District in Azad Jammu and Kashmir

Sudhanoti (also called Sudhnoti, ) is one of the 10 districts of Pakistan-administered Azad Kashmir in the disputed Kashmir region. The Sudhanoti District is bounded on the north and east by the Poonch District, on the south by the Kotli District, and on the west by the Rawalpindi District of Pakistan's Punjab Province. It is located 90 km from Islamabad, the capital of Pakistan. It is connected with Rawalpindi and Islamabad via the Azad Pattan Road.

The district headquarters is the town of Pallandri. It lies at an elevation of 1,372 meters and is at a distance of 97 kilometers from Rawalpindi via the Azad Pattan Road. Pallandri is connected to Rawalakot by a 64-km metalled road.

Map of Azad Kashmir with the Sudhanoti District highlighted in red

== Administrative divisions ==
The Sudhanoti District is divided into four tehsils:
- Baloch Tehsil
- Mang Tehsil
- Pallandri Tehsil
- Trarkhel Tehsil

== History ==
Sudhnoti (now called Sudhanoti) was first established as a tehsil of the Poonch jagir by Raja Moti Singh, the ruler of Poonch in the second half of the 19th century. In the Dogra era, the tehsil of Sudhanoti was larger as it included much of the modern day Poonch district in Azad Kashmir.

== Demographics ==
The population of Sudhanoti was recorded as 297,584 in the 2017 census.

===Social groups===
Up to 85% of the district's population is estimated to be inhabited by the Sudhan tribe. Other major groups include the Gujjar, Awan, Sayed, Qureshi and Kashmiri Muslims.

===Language===
The primary spoken language is the local Pahari dialect, spoken by an estimated 95% of the district's population. Gujari and Kashmiri (Koshur) is also spoken in the district by groups belonging to the remaining 5% of the population.

== Education ==
According to the Alif Ailaan Pakistan District Education Rankings 2017, Sudhanoti is ranked 34 out of 155 districts with a score of 68.85 in terms of education. For facilities and infrastructure, the district is ranked last with the very low score of 6.76.
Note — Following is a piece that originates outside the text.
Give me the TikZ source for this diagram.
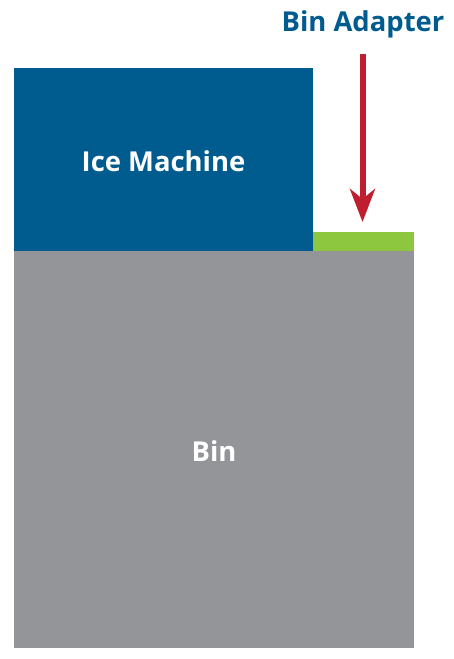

Educational institutes include:

- Mirpur University of Science & Technology (MUST) Pallandri campus, Sudhanoti District
- Mohi-ud-Din Islamic University Nerian Sharif, a chartered university situated 125 km west of Islamabad
- University of Poonch (SM campus, Mang, Sudhanoti District)

== Notable people ==

- Aziz Khan, General of the Pakistan Army and Chairman of the Joint Chiefs of Staff Committee
- Khan Muhammad Khan, Politician and the Chairman of the War Council during the 1947 Poonch Rebellion
- Muhammad Alauddin Siddiqui, Islamic Sufi Scholar and 2nd custodian of Nerian Sharif, Tarar Khel. He died on 3 February 2017.